Солнечной, пахнущей теплою пылью дорогой, что вилась у подошвы Тхачугучуга, Евгений Иванович и Митрич шли куда глаза глядят. Евгений Иванович наслаждался морскими далями, а Митрич проникновенно обсуждал предстоящую ему, как он называл, новую реформу жизни.Здесь жизнь прямо не по силам, вернуться в город и отдать детей в учебные заведения совершенно недопустимо, что же делать? Теперь он решал этот вопрос так: как ни тяжела эта сделка с совестью, но необходимо продать дом в Москве и купить небольшой участок земли где-нибудь под Окшинском, но не в деревне, где тоже жить очень трудно, а как-нибудь на отлете. Это компромисс, но иного выхода он не видит. Ренту обществу за землю он, как и прежде, будет, конечно, платить добросовестно, а что касается до этого удаления от народа, то что же — он откровенно признается, что слаб, пусть его люди презирают, но иначе он не может пока…
Из — за поворота дороги навстречу им вдруг вышел Сергей Васильевич с лицом измученным и измятым. Видно было сразу, что он не спал всю ночь.
— А я к вам было шел… — сказал он, смущенно здороваясь.
— Что такое? — спросил, пожимая ему руку, Митрич участливо. Сергей Васильевич немного поколебался.
— Евгения Михайловна… ушла… — сказал он тихо.
— То есть как — ушла? — спросил Митрич, недоумевая.

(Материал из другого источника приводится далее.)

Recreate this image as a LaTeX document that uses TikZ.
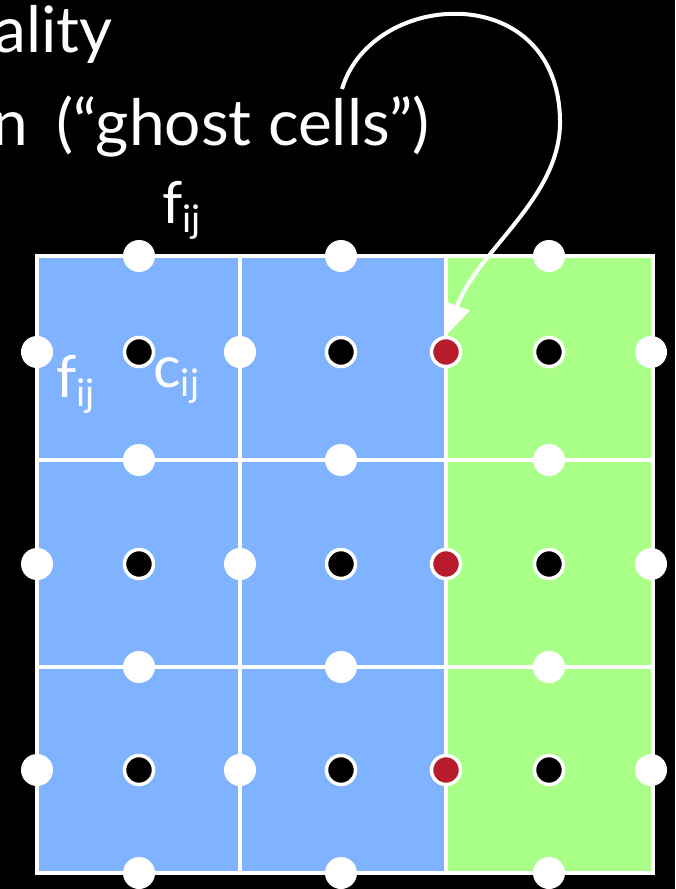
\documentclass[tikz,border=0pt]{standalone}
\usepackage{fontspec}
\setmainfont{Lato}
\usetikzlibrary{arrows.meta}
\definecolor{cellblue}{HTML}{80B3FF}
\definecolor{cellgreen}{HTML}{AAFF88}
\definecolor{ghostred}{HTML}{B81C2C}
\newcommand\lowsub[1]{\raisebox{-9pt}{\fontsize{38}{38}\selectfont #1}}
\begin{document}
\begin{tikzpicture}[x=1pt,y=-1pt,
  facedot/.style={circle,fill=white,minimum size=32pt,inner sep=0pt},
  centerdot/.style={circle,fill=black,draw=white,line width=3.5pt,minimum size=29pt,inner sep=0pt},
  ghostdot/.style={circle,fill=ghostred,draw=white,line width=3.5pt,minimum size=29pt,inner sep=0pt},
  gridline/.style={draw=white,line width=4pt},
  bigtext/.style={text=white,inner sep=0pt,font=\fontsize{64}{68}\selectfont},
  label/.style={text=white,inner sep=0pt,font=\fontsize{58}{60}\selectfont}]
\fill[black] (0,0) rectangle (675,889);
\useasboundingbox (0,0) rectangle (675,889);
\clip (0,0) rectangle (675,889);
% cells
\fill[cellblue] (37,256) rectangle (446,873);
\fill[cellgreen] (446,256) rectangle (653,873);
\draw[gridline] (37,256) rectangle (653,873);
\draw[gridline] (240,256) -- (240,873);
\draw[gridline] (446,256) -- (446,873);
\draw[gridline] (37,460) -- (653,460);
\draw[gridline] (37,667) -- (653,667);
% text
\node[bigtext,anchor=base east] (t1) at (113,52) {ality};
\node[bigtext,anchor=base east] (t2) at (430,145) {n\hspace{12pt} (“ghost cells”)};
% horizontal face dots
\foreach \x/\i in {139/1,341/2,549/3}{
  \foreach \y/\j in {256/1,460/2,667/3,873/4}{
    \node[facedot] (h\i\j) at (\x,\y) {};
  }
}
% vertical face dots and centres per row
\foreach \y/\j in {352/1,564/2,770/3}{
  \node[facedot] (v1\j) at (37,\y) {};
  \node[facedot] (v2\j) at (240,\y) {};
  \node[ghostdot] (r\j) at (446,\y) {};
  \node[facedot] (v4\j) at (651,\y) {};
  \node[centerdot] (c1\j) at (139,\y) {};
  \node[centerdot] (c2\j) at (341,\y) {};
  \node[centerdot] (c3\j) at (549,\y) {};
}
% labels
\node[label,anchor=base west] (ftop) at (162,223) {f\lowsub{ij}};
\node[label,anchor=base west] (fleft) at (56,397) {f\lowsub{ij}};
\node[label,anchor=base west] (cl) at (153,387) {c\lowsub{ij}};
% arrow
\coordinate (astart) at (342,89);
\draw[white,line width=4pt,-{Triangle[length=32pt,width=26pt]}]
  (astart) .. controls (372,-12) and (562,-22) .. (560,125)
  .. controls (558,200) and (478,250) .. (r1.north);
\end{tikzpicture}
\end{document}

— Так ушла… совсем ушла… — отвечал тот, видимо, стыдясь этого. — С Георгиевским в его коммуну…
— Нельзя сказать, чтобы это было очень красиво со стороны Георгиевского… — заметил Митрич раздумчиво.
— Нет, почему же? — вяло возразил Сергей Васильевич. — Всякий идет туда, где ему кажется лучше… А я, знаете, шел к вам с просьбой, Митрич… Мне надо… мне хочется уехать отсюда поскорее… так вот не будете ли вы добры, голубчик, распорядиться у меня обо всем? Ну, передать хозяину квартиру… чтобы прислуга собрала там все… А вещи отправите в Петербург… Можно?
— Конечно, сделаю все… А вы когда же едете?
— Да вот я сейчас так и иду… За чемоданом я пришлю лошадь из Береговой… Хорошо?
— Хорошо, хорошо. Все улажу, не беспокойтесь… Сергей Васильевич пожал обоим руки.
— Ну, прощайте, до свидания… — взволнованно проговорил он и вдруг, точно поборов внутреннее сопротивление, прибавил: — Мне не хочется, чтоб у вас обоих… составилось ложное представление… мне хочется, чтобы вы поняли… Ну, Евгения Михайловна уходит в новую жизнь,как она пишет. Это ее право. Я ее не виню нисколько. Это ее дело… Но я… не могу оставаться тут… Все как-то очень уж изменилось… непривычно… Вот и все… Вы понимаете?